Open stephanros opened 5 years ago
Hi,
This is a sample to explain my issue : You can see on my sitemap : https://buen-polvo.es/sitemap.xml some URLs like "https://buen-polvo.es/miembro_motera1_2408242.html". But, if you open source code of this URL, you can see a Meta for bots with "noindex" :
This is inconsistent for Google because of we ask to Google Bot to index this URL (on sitemap), but when Google Bot try to analyse this URL, it see a noindex, so it can't index this URL.
I hope it's more clear now. Regards
Thanks, this is very helpful. I'm really short on time lately and I'm unlikely to be able to address this until late April.
Hopefully you'll manage until then.
Thanks. I'll try to manage it waiting your update.
Regards.
Hi,
In my side, I created a script which is cleaning bad url, but it's very slowly, so I never update my sitemap. Did you have time to look at this problem of noindex ?
Best regards.
I'll get on it in a few days.
Aaaand I'm done with final exams. Expect the patch this week :sunglasses:
Greaaaat 👍 I look forward to testing it :)

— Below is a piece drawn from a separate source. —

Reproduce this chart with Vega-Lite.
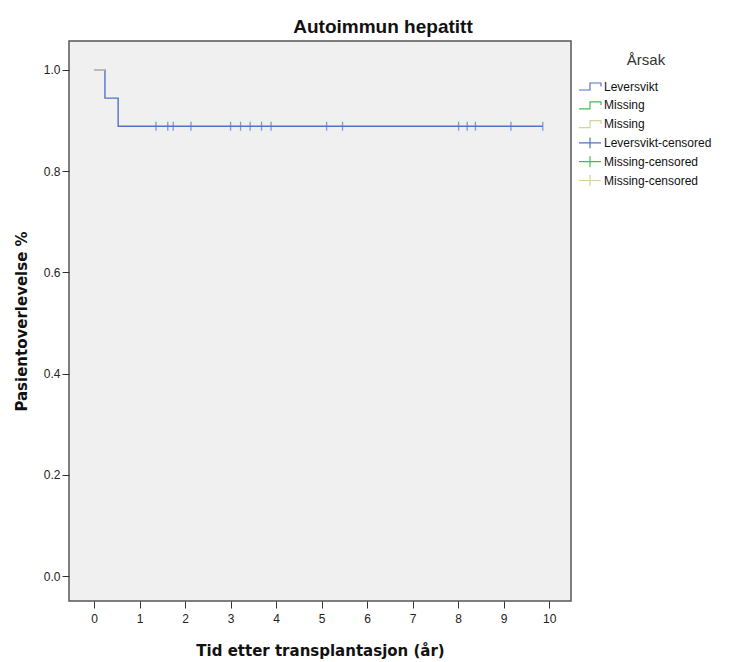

I'm sorry, but I can't find your patch.
It's a work in progress. I thought this would be easier. A major problem is that with links I only need to match a single attribute (href), with meta tags, I need to match both the name and content. It's tricky to get right.
A cheap that you can apply yourself is to simply check if the meta tag string is present in the html but hard-coding the check here: https://github.com/knyzorg/Sitemap-Generator-Crawler/blob/0b89cd5f53b02472d33131a2ebb62396003bf8df/sitemap.functions.php#L367
But my regular expression skills are somewhat rusty and regular expressions were never meant to parse html.
The entire project was written back for when PHP installations had finicky support for parsing HTML natively, and should have become unnecessary with the release of PHP7... yet here we are. I will eventually re-write as a binary with a proper HTML parser and deprecate the project.
@wcmohler is working on it in #83.
@knyzorg pull request #83 works as expected. but it should follow the links from noindex pages and add them to sitemap.xml file
example: page A have "noindex" meta Page A links to page B and Page C Page B and Page C don't have meta "noindex"
Result: Page A should be omitted but Page B and C should be added to the sitemap.xml file.
My sitemap contains a lot of URL that have a Meta "noindex". So webmastertools send me an alert.